Según este mismo Consejo, en materias tan importantes como la Prevención de Riesgos -ingenieros de Seguridad-, de las 314 ingenierías de Prevención de Riesgos impartidas ese año, solo 73 de ellas se impartían en universidades con su correspondiente licenciatura. Por esta razón, el presidente del Colegio de Ingenieros, a la sazón, advertía que no debía desconocerse la importancia de carreras técnicas, pero no debíamos confundir «a las familias y los postulantes con el uso del título de ingeniero, porque aquello es falsear la realidad». De los más de 2.000 programas que actualmente se imparten en el país con el título de Ingeniería, el Colegio de Ingenieros solamente reconoce a no más de 80, todos los cuales se imparten en universidades. Qué duda cabe, estamos frente a un problema de certificación de la calidad de nuestros profesionales de la ingeniería de magnitudes y consecuencias insospechadas, cuyo develamiento solo aparecerá frente a nuevos fracasos constructivos, surgidos muchas veces por la mala calidad profesional de los proyectos y el control técnico de las obras que se acometan.

Por su parte, en la otra vereda profesional, cuando comenzamos la búsqueda del culpable y la reparación dineraria de los daños que se han causado, surgen los abogados. Se trata de la única carrera profesional cuyo título está reservado legalmente en su otorgamiento a la Corte Suprema de Justicia y no a las universidades, quienes solo expiden la correspondiente Licenciatura. Dada las particularidades y economías de su implementación, desde las 5 escuelas existentes al año 1981, hoy existen 46 escuelas de Derecho, donde hay 13 universidades que imparten la carrera sin que ni siquiera se encuentren acreditadas ante el Consejo Nacional de Acreditación. En materia de números, conviene retener que el año 2000 se titularon 1.000 abogados y el año pasado esa cifra ascendió a 3.487 titulados. El año 2015 existían 34.000 matriculados a nivel nacional en la carrera de Derecho en nuestras universidades.

Esta verdadera avalancha de profesionales jurídicos ha obligado a un rol diferente para nuestra Corte Suprema, que ha endurecido la vigilancia de los requisitos que la ley le obliga a custodiar, evitando las pasadas extranjeras y validando acuciosamente los requisitos de tránsito que se producen entre los turistas universitarios que circulan por los caminos de varias escuelas hasta terminar egresando de alguna de ellas. Ello no ha evitado el incremento de sanciones profesionales, tanto del Colegio de Abogados como de los tribunales de justicia: el año pasado, estos sancionaron a 156 abogados por distintas irregularidades en su actuación profesional.
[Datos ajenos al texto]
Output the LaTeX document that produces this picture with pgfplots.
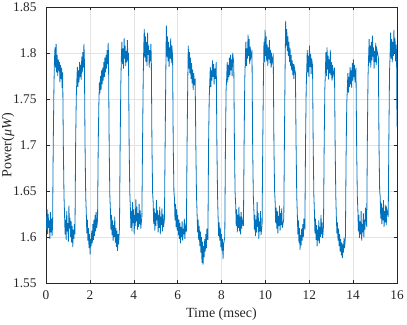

A lo anterior se suma la voracidad de muchos de estos profesionales, que se representa en la existencia de verdaderas organizaciones destinadas a explotar nichos jurídicos que pueden paralizar proyectos de interés país, bajo componentes de leyes que correctas en su emisión son fuente de extorsiones en su aplicación (v.gr. proyectos de uso de borde costero y pueblos originarios), o bien en el montaje de una verdadera industria de recursos judiciales -los que en ausencia de ley que zanje certezas- terminan por colapsar la gestión de la administración de justicia (v.gr. los recursos contra las alzas de los planes de las isapres, que han devengado por concepto de pago de costas judiciales para estos litigantes la suma de 53 mil millones de pesos entre los años 2010 y 2015).

Como se puede ver, podemos estar quedando atrapados entre las dos puntas requeridas para que nuestros proyectos resulten exitosos, entre quienes deben tener las capacidades técnicas para el elogio de las obras que construyan y quienes deben facilitar el éxito de los negocios jurídicos que supone su correcta implementación. Para ello necesitamos de profesionales de primera calidad que pasen el duro escrutinio que supone su formación, esa es una responsabilidad que no puede quedar entregada solo a la ilusión de la buena ley. Supone que las entidades certificadoras estatales prioricen estándares que no se agoten en la trampa de indicadores lejanos a nuestra realidad, que nuestros colegios profesionales sean debidamente escuchados, que nuestras universidades profundicen la formación rigurosa y ética de sus alumnos y que cualquier transgresión y sanción sea lo suficientemente pública como para elogiar a algunos y alejarse de otros.